-- EXERCISE DETAILS --
Without the pictures, extract every line from the start of the material to the line containing "const plotL = m.left, plotR", both ends included.

-- SOURCE MATERIAL --
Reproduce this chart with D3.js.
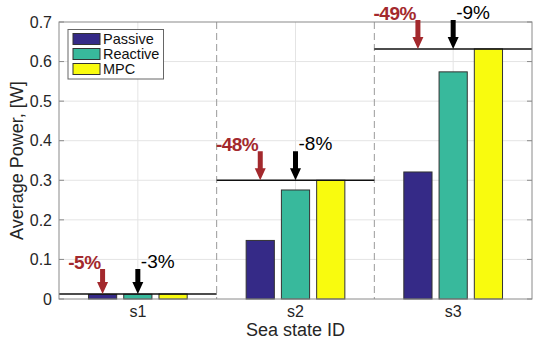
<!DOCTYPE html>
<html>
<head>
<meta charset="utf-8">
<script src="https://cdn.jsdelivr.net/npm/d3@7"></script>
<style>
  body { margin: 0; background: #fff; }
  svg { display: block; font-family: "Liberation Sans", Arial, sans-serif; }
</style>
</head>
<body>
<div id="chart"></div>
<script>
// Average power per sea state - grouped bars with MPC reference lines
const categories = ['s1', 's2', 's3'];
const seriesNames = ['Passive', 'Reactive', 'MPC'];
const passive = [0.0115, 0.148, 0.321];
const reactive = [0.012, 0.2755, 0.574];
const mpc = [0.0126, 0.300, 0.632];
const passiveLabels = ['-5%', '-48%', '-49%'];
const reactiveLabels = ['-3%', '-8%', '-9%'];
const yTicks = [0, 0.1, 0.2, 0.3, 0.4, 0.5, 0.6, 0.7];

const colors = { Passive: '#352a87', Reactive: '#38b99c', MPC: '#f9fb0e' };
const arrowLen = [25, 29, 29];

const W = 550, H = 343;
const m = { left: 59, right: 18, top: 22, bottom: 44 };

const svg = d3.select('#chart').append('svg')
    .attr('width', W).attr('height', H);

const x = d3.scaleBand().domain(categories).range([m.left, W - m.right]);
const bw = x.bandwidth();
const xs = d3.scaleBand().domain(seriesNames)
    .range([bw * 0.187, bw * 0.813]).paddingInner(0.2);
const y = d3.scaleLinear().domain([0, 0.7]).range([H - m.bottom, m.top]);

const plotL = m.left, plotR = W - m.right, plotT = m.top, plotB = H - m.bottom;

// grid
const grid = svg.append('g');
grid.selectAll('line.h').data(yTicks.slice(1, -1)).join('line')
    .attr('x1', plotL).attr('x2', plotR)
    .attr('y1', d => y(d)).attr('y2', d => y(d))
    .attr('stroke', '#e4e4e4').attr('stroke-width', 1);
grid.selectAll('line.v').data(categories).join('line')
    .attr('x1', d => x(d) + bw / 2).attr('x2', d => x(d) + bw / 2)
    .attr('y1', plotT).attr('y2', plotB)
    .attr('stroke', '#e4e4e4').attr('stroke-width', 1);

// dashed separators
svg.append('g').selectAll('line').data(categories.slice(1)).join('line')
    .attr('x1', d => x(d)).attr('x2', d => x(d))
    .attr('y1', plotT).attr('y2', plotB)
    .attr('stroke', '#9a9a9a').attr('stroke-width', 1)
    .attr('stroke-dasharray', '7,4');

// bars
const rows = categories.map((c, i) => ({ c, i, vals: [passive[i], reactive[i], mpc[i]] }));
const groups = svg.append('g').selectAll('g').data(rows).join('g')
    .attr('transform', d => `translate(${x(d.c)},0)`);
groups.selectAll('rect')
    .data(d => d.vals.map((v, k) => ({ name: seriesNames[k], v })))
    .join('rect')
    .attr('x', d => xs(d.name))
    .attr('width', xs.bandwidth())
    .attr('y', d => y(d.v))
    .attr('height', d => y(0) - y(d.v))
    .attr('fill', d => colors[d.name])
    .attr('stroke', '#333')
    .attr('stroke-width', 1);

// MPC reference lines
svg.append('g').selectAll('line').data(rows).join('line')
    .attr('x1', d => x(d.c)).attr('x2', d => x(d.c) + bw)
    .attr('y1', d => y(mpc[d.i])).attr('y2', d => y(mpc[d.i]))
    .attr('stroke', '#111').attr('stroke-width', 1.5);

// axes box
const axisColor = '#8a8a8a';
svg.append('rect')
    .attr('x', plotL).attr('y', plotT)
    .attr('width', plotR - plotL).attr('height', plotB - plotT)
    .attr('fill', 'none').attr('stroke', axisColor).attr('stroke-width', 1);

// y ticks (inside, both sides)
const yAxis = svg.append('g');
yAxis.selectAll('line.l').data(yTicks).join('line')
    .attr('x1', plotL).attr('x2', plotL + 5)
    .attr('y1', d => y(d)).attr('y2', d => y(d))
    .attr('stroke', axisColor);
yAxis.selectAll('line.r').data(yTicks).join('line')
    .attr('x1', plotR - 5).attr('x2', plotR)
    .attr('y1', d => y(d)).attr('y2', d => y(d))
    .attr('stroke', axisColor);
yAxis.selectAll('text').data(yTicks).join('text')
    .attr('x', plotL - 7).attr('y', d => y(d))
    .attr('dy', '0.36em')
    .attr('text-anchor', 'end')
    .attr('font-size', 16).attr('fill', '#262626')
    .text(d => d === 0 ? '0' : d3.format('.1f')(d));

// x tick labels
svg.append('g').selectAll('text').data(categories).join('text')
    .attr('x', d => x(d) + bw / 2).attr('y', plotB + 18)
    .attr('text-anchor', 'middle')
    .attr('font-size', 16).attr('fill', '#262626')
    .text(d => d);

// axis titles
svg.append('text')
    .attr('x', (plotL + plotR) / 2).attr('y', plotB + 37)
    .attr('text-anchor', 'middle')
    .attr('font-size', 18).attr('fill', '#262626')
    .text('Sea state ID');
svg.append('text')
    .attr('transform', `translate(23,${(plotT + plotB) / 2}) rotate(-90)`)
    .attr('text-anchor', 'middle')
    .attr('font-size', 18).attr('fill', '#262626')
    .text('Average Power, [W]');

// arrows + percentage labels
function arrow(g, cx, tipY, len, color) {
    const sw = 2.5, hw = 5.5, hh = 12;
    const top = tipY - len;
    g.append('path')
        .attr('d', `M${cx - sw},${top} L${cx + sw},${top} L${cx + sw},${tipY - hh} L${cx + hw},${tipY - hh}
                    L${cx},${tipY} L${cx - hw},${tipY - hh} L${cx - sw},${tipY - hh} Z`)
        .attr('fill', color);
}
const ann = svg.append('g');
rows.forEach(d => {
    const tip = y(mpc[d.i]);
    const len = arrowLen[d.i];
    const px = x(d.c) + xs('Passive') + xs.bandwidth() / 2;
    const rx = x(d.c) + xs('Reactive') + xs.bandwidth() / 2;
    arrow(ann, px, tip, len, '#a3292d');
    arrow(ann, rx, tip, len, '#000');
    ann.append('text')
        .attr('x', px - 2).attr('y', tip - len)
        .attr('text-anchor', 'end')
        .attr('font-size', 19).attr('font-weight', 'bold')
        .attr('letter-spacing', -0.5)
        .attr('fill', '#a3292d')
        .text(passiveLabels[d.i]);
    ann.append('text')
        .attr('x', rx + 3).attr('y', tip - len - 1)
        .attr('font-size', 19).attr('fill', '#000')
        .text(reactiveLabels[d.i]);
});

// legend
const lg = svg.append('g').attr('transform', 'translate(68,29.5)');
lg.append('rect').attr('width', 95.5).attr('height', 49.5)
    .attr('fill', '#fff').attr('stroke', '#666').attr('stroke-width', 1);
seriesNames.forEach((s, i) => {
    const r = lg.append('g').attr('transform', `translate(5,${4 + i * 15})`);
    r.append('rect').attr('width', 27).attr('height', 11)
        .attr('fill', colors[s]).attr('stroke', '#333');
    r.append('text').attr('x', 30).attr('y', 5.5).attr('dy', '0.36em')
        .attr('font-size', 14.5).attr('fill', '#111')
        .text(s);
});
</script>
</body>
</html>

-- SOLUTION --
Reproduce this chart with D3.js.
<!DOCTYPE html>
<html>
<head>
<meta charset="utf-8">
<script src="https://cdn.jsdelivr.net/npm/d3@7"></script>
<style>
  body { margin: 0; background: #fff; }
  svg { display: block; font-family: "Liberation Sans", Arial, sans-serif; }
</style>
</head>
<body>
<div id="chart"></div>
<script>
// Average power per sea state - grouped bars with MPC reference lines
const categories = ['s1', 's2', 's3'];
const seriesNames = ['Passive', 'Reactive', 'MPC'];
const passive = [0.0115, 0.148, 0.321];
const reactive = [0.012, 0.2755, 0.574];
const mpc = [0.0126, 0.300, 0.632];
const passiveLabels = ['-5%', '-48%', '-49%'];
const reactiveLabels = ['-3%', '-8%', '-9%'];
const yTicks = [0, 0.1, 0.2, 0.3, 0.4, 0.5, 0.6, 0.7];

const colors = { Passive: '#352a87', Reactive: '#38b99c', MPC: '#f9fb0e' };
const arrowLen = [25, 29, 29];

const W = 550, H = 343;
const m = { left: 59, right: 18, top: 22, bottom: 44 };

const svg = d3.select('#chart').append('svg')
    .attr('width', W).attr('height', H);

const x = d3.scaleBand().domain(categories).range([m.left, W - m.right]);
const bw = x.bandwidth();
const xs = d3.scaleBand().domain(seriesNames)
    .range([bw * 0.187, bw * 0.813]).paddingInner(0.2);
const y = d3.scaleLinear().domain([0, 0.7]).range([H - m.bottom, m.top]);

const plotL = m.left, plotR = W - m.right, plotT = m.top, plotB = H - m.bottom;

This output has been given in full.